#### TASK TO COMPLETE
Copy each line exactly. Drop every picture.

#### SOURCE EXCERPT

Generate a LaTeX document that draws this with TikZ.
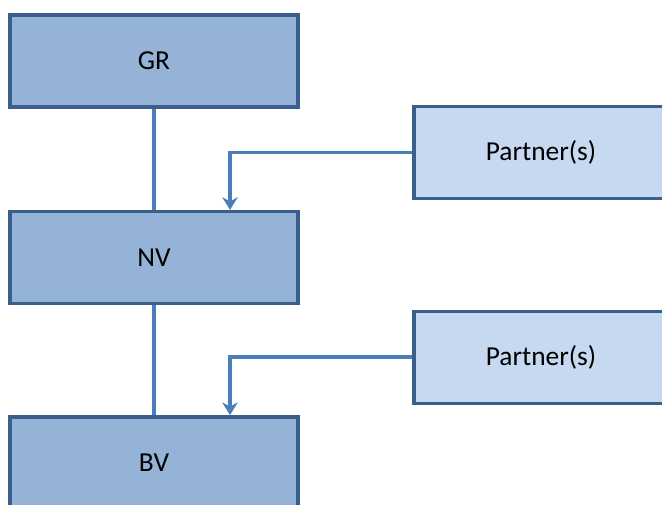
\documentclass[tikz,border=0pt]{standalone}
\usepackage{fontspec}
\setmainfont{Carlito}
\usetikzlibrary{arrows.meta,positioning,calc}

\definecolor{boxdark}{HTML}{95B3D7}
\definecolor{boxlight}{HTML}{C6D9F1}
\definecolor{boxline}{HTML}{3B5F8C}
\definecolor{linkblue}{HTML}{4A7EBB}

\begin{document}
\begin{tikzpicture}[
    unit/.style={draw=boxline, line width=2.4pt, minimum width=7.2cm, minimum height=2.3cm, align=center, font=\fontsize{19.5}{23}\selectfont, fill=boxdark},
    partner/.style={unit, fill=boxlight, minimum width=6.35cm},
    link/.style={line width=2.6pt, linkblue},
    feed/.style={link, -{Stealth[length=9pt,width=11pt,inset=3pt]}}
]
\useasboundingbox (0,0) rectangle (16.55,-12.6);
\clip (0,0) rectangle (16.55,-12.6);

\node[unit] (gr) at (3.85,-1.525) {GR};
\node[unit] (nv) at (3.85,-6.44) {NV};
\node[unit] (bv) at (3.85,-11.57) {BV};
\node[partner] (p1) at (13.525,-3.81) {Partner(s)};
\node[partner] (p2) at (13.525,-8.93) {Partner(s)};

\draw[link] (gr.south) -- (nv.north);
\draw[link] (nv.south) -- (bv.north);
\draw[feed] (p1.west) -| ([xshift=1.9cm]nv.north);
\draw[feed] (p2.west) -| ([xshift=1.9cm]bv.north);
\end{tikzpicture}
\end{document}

#### THE RESPONSE
Generate a LaTeX document that draws this with TikZ.
\documentclass[tikz,border=0pt]{standalone}
\usepackage{fontspec}
\setmainfont{Carlito}
\usetikzlibrary{arrows.meta,positioning,calc}

\definecolor{boxdark}{HTML}{95B3D7}
\definecolor{boxlight}{HTML}{C6D9F1}
\definecolor{boxline}{HTML}{3B5F8C}
\definecolor{linkblue}{HTML}{4A7EBB}

\begin{document}
\begin{tikzpicture}[
    unit/.style={draw=boxline, line width=2.4pt, minimum width=7.2cm, minimum height=2.3cm, align=center, font=\fontsize{19.5}{23}\selectfont, fill=boxdark},
    partner/.style={unit, fill=boxlight, minimum width=6.35cm},
    link/.style={line width=2.6pt, linkblue},
    feed/.style={link, -{Stealth[length=9pt,width=11pt,inset=3pt]}}
]
\useasboundingbox (0,0) rectangle (16.55,-12.6);
\clip (0,0) rectangle (16.55,-12.6);

\node[unit] (gr) at (3.85,-1.525) {GR};
\node[unit] (nv) at (3.85,-6.44) {NV};
\node[unit] (bv) at (3.85,-11.57) {BV};
\node[partner] (p1) at (13.525,-3.81) {Partner(s)};
\node[partner] (p2) at (13.525,-8.93) {Partner(s)};

\draw[link] (gr.south) -- (nv.north);
\draw[link] (nv.south) -- (bv.north);
\draw[feed] (p1.west) -| ([xshift=1.9cm]nv.north);
\draw[feed] (p2.west) -| ([xshift=1.9cm]bv.north);
\end{tikzpicture}
\end{document}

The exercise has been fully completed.